(EXERCISE OBJECTIVE)
Restate the data below word for word. Skip any images it contains.
━━━ RECORDED INFORMATION ━━━
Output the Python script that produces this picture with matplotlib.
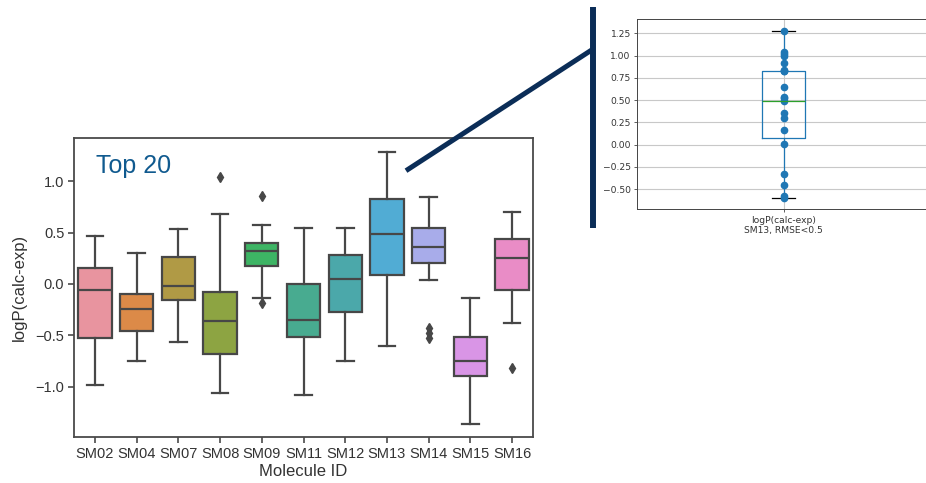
import matplotlib
matplotlib.use("Agg")
import matplotlib.pyplot as plt
from matplotlib.lines import Line2D

# ---------------- data ----------------
molecules = ["SM02", "SM04", "SM07", "SM08", "SM09", "SM11", "SM12", "SM13", "SM14", "SM15", "SM16"]
whis_low = [-0.98, -0.75, -0.57, -1.06, -0.14, -1.08, -0.75, -0.60, 0.04, -1.36, -0.38]
q1 = [-0.53, -0.46, -0.16, -0.68, 0.17, -0.52, -0.27, 0.09, 0.20, -0.90, -0.06]
median = [-0.06, -0.24, -0.02, -0.36, 0.32, -0.35, 0.05, 0.49, 0.36, -0.75, 0.25]
q3 = [0.15, -0.10, 0.26, -0.08, 0.40, 0.00, 0.28, 0.83, 0.54, -0.52, 0.44]
whis_high = [0.47, 0.30, 0.53, 0.68, 0.57, 0.54, 0.54, 1.28, 0.85, -0.14, 0.70]
fliers = [[], [], [], [1.04], [0.86, -0.19], [], [], [], [-0.43, -0.48, -0.53], [], [-0.82]]

main_yticks = [-1.0, -0.5, 0.0, 0.5, 1.0]

inset_points = [1.28, 1.04, 1.02, 0.99, 0.92, 0.84, 0.83, 0.83, 0.65, 0.54, 0.52, 0.49,
                0.36, 0.30, 0.16, 0.01, -0.33, -0.45, -0.58, -0.60]
inset_stats = dict(whislo=-0.60, q1=0.08, med=0.49, q3=0.83, whishi=1.28)
inset_tick_label = "logP(calc-exp)"
inset_xlabel = "SM13, RMSE<0.5"
inset_yticks = [-0.50, -0.25, 0.00, 0.25, 0.50, 0.75, 1.00, 1.25]

box_colors = ["#E8949F", "#DC8A48", "#B09A45", "#8DA442", "#3DB464", "#48AB90",
              "#4BA8AA", "#51ACD4", "#A8ACEA", "#D995E6", "#E98CC6"]

# ---------------- figure ----------------
W, H = 926, 483
fig = plt.figure(figsize=(W / 100, H / 100), dpi=100)
plt.rcParams['font.family'] = ['Liberation Sans', 'DejaVu Sans']
plt.rcParams['axes.unicode_minus'] = True


def fig_rect(x0, y0, x1, y1):
    return [x0 / W, 1 - y1 / H, (x1 - x0) / W, (y1 - y0) / H]


# ---------------- main axes ----------------
ax = fig.add_axes(fig_rect(74, 138, 533, 437))
edge = "#474747"

stats = []
for i, m in enumerate(molecules):
    stats.append(dict(label=m, whislo=whis_low[i], q1=q1[i], med=median[i],
                      q3=q3[i], whishi=whis_high[i], fliers=fliers[i]))

bp = ax.bxp(stats, positions=list(range(len(molecules))), widths=0.8,
            patch_artist=True, capwidths=0.4,
            boxprops=dict(edgecolor=edge, linewidth=1.6),
            medianprops=dict(color=edge, linewidth=1.6),
            whiskerprops=dict(color=edge, linewidth=1.6),
            capprops=dict(color=edge, linewidth=1.6),
            flierprops=dict(marker='d', markerfacecolor=edge, markeredgecolor=edge,
                            markersize=5.2, linestyle='none'))
for patch, c in zip(bp['boxes'], box_colors):
    patch.set_facecolor(c)

ax.set_xlim(-0.5, len(molecules) - 0.5)
ax.set_ylim(-1.49, 1.42)
ax.set_yticks(main_yticks)
ax.set_yticklabels([f"{v:.1f}".replace("-", "\u2212") for v in main_yticks])
ax.set_xticks(range(len(molecules)))
ax.set_xticklabels(molecules)
for s in ax.spines.values():
    s.set_color("#4a4a4a")
    s.set_linewidth(1.3)
ax.tick_params(axis='both', direction='out', length=4, width=1.2, color="#4a4a4a",
               labelsize=10.5, labelcolor="#333333", pad=3)
ax.set_xlabel("Molecule ID", fontsize=12, color="#333333", labelpad=2)
ax.set_ylabel("logP(calc-exp)", fontsize=12, color="#333333", labelpad=6)

ax.text(0.048, 0.884, "Top 20", transform=ax.transAxes, fontsize=18,
        color="#105a8f", va='baseline', ha='left',
        family=['Liberation Sans Narrow', 'Liberation Sans', 'DejaVu Sans'])

# ---------------- inset axes ----------------
ia = fig.add_axes(fig_rect(637, 19.3, 930, 209.3))
ia.set_axisbelow(True)
ia.grid(True, color="#c8c8c8", linewidth=0.8)
blue = "#1f77b4"
ia.bxp([dict(label=inset_tick_label, fliers=[], **inset_stats)], positions=[1],
       widths=0.15, capwidths=0.08,
       boxprops=dict(color=blue, linewidth=0.9),
       whiskerprops=dict(color=blue, linewidth=0.9),
       capprops=dict(color="black", linewidth=0.9),
       medianprops=dict(color="#2ca02c", linewidth=0.9))
ia.plot([1] * len(inset_points), inset_points, 'o', color=blue, markersize=4.5,
        linestyle='none')
ia.set_xlim(0.5, 1.5)
ia.set_ylim(-0.725, 1.407)
ia.set_yticks(inset_yticks)
ia.set_yticklabels([f"{v:.2f}".replace("-", "\u2212") for v in inset_yticks])
ia.set_xticks([1])
ia.set_xticklabels([inset_tick_label])
ia.set_xlabel(inset_xlabel, fontsize=6.6, color="#333333", labelpad=1,
              family=['DejaVu Sans'])
for lab in ia.get_xticklabels() + ia.get_yticklabels():
    lab.set_family(['DejaVu Sans'])
ia.tick_params(axis='both', labelsize=6.6, length=2.5, width=0.6, color="#444444",
               labelcolor="#333333", pad=2)
for s in ia.spines.values():
    s.set_color("#444444")
    s.set_linewidth(0.7)

# ---------------- connector lines ----------------
navy = "#0b2d57"


def fpt(x, y):
    return x / W, 1 - y / H


x0, y0 = fpt(593.3, 7.3)
x1, y1 = fpt(593.3, 227.7)
fig.add_artist(Line2D([x0, x1], [y0, y1], transform=fig.transFigure, color=navy,
                      linewidth=4.3, solid_capstyle='butt'))
x0, y0 = fpt(406, 170.7)
x1, y1 = fpt(592.7, 49.3)
fig.add_artist(Line2D([x0, x1], [y0, y1], transform=fig.transFigure, color=navy,
                      linewidth=3.6, solid_capstyle='butt'))

fig.savefig("out.png", dpi=100)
━━━
(RESULT BELOW)
Output the Python script that produces this picture with matplotlib.
import matplotlib
matplotlib.use("Agg")
import matplotlib.pyplot as plt
from matplotlib.lines import Line2D

# ---------------- data ----------------
molecules = ["SM02", "SM04", "SM07", "SM08", "SM09", "SM11", "SM12", "SM13", "SM14", "SM15", "SM16"]
whis_low = [-0.98, -0.75, -0.57, -1.06, -0.14, -1.08, -0.75, -0.60, 0.04, -1.36, -0.38]
q1 = [-0.53, -0.46, -0.16, -0.68, 0.17, -0.52, -0.27, 0.09, 0.20, -0.90, -0.06]
median = [-0.06, -0.24, -0.02, -0.36, 0.32, -0.35, 0.05, 0.49, 0.36, -0.75, 0.25]
q3 = [0.15, -0.10, 0.26, -0.08, 0.40, 0.00, 0.28, 0.83, 0.54, -0.52, 0.44]
whis_high = [0.47, 0.30, 0.53, 0.68, 0.57, 0.54, 0.54, 1.28, 0.85, -0.14, 0.70]
fliers = [[], [], [], [1.04], [0.86, -0.19], [], [], [], [-0.43, -0.48, -0.53], [], [-0.82]]

main_yticks = [-1.0, -0.5, 0.0, 0.5, 1.0]

inset_points = [1.28, 1.04, 1.02, 0.99, 0.92, 0.84, 0.83, 0.83, 0.65, 0.54, 0.52, 0.49,
                0.36, 0.30, 0.16, 0.01, -0.33, -0.45, -0.58, -0.60]
inset_stats = dict(whislo=-0.60, q1=0.08, med=0.49, q3=0.83, whishi=1.28)
inset_tick_label = "logP(calc-exp)"
inset_xlabel = "SM13, RMSE<0.5"
inset_yticks = [-0.50, -0.25, 0.00, 0.25, 0.50, 0.75, 1.00, 1.25]

box_colors = ["#E8949F", "#DC8A48", "#B09A45", "#8DA442", "#3DB464", "#48AB90",
              "#4BA8AA", "#51ACD4", "#A8ACEA", "#D995E6", "#E98CC6"]

# ---------------- figure ----------------
W, H = 926, 483
fig = plt.figure(figsize=(W / 100, H / 100), dpi=100)
plt.rcParams['font.family'] = ['Liberation Sans', 'DejaVu Sans']
plt.rcParams['axes.unicode_minus'] = True


def fig_rect(x0, y0, x1, y1):
    return [x0 / W, 1 - y1 / H, (x1 - x0) / W, (y1 - y0) / H]


# ---------------- main axes ----------------
ax = fig.add_axes(fig_rect(74, 138, 533, 437))
edge = "#474747"

stats = []
for i, m in enumerate(molecules):
    stats.append(dict(label=m, whislo=whis_low[i], q1=q1[i], med=median[i],
                      q3=q3[i], whishi=whis_high[i], fliers=fliers[i]))

bp = ax.bxp(stats, positions=list(range(len(molecules))), widths=0.8,
            patch_artist=True, capwidths=0.4,
            boxprops=dict(edgecolor=edge, linewidth=1.6),
            medianprops=dict(color=edge, linewidth=1.6),
            whiskerprops=dict(color=edge, linewidth=1.6),
            capprops=dict(color=edge, linewidth=1.6),
            flierprops=dict(marker='d', markerfacecolor=edge, markeredgecolor=edge,
                            markersize=5.2, linestyle='none'))
for patch, c in zip(bp['boxes'], box_colors):
    patch.set_facecolor(c)

ax.set_xlim(-0.5, len(molecules) - 0.5)
ax.set_ylim(-1.49, 1.42)
ax.set_yticks(main_yticks)
ax.set_yticklabels([f"{v:.1f}".replace("-", "\u2212") for v in main_yticks])
ax.set_xticks(range(len(molecules)))
ax.set_xticklabels(molecules)
for s in ax.spines.values():
    s.set_color("#4a4a4a")
    s.set_linewidth(1.3)
ax.tick_params(axis='both', direction='out', length=4, width=1.2, color="#4a4a4a",
               labelsize=10.5, labelcolor="#333333", pad=3)
ax.set_xlabel("Molecule ID", fontsize=12, color="#333333", labelpad=2)
ax.set_ylabel("logP(calc-exp)", fontsize=12, color="#333333", labelpad=6)

ax.text(0.048, 0.884, "Top 20", transform=ax.transAxes, fontsize=18,
        color="#105a8f", va='baseline', ha='left',
        family=['Liberation Sans Narrow', 'Liberation Sans', 'DejaVu Sans'])

# ---------------- inset axes ----------------
ia = fig.add_axes(fig_rect(637, 19.3, 930, 209.3))
ia.set_axisbelow(True)
ia.grid(True, color="#c8c8c8", linewidth=0.8)
blue = "#1f77b4"
ia.bxp([dict(label=inset_tick_label, fliers=[], **inset_stats)], positions=[1],
       widths=0.15, capwidths=0.08,
       boxprops=dict(color=blue, linewidth=0.9),
       whiskerprops=dict(color=blue, linewidth=0.9),
       capprops=dict(color="black", linewidth=0.9),
       medianprops=dict(color="#2ca02c", linewidth=0.9))
ia.plot([1] * len(inset_points), inset_points, 'o', color=blue, markersize=4.5,
        linestyle='none')
ia.set_xlim(0.5, 1.5)
ia.set_ylim(-0.725, 1.407)
ia.set_yticks(inset_yticks)
ia.set_yticklabels([f"{v:.2f}".replace("-", "\u2212") for v in inset_yticks])
ia.set_xticks([1])
ia.set_xticklabels([inset_tick_label])
ia.set_xlabel(inset_xlabel, fontsize=6.6, color="#333333", labelpad=1,
              family=['DejaVu Sans'])
for lab in ia.get_xticklabels() + ia.get_yticklabels():
    lab.set_family(['DejaVu Sans'])
ia.tick_params(axis='both', labelsize=6.6, length=2.5, width=0.6, color="#444444",
               labelcolor="#333333", pad=2)
for s in ia.spines.values():
    s.set_color("#444444")
    s.set_linewidth(0.7)

# ---------------- connector lines ----------------
navy = "#0b2d57"


def fpt(x, y):
    return x / W, 1 - y / H


x0, y0 = fpt(593.3, 7.3)
x1, y1 = fpt(593.3, 227.7)
fig.add_artist(Line2D([x0, x1], [y0, y1], transform=fig.transFigure, color=navy,
                      linewidth=4.3, solid_capstyle='butt'))
x0, y0 = fpt(406, 170.7)
x1, y1 = fpt(592.7, 49.3)
fig.add_artist(Line2D([x0, x1], [y0, y1], transform=fig.transFigure, color=navy,
                      linewidth=3.6, solid_capstyle='butt'))

fig.savefig("out.png", dpi=100)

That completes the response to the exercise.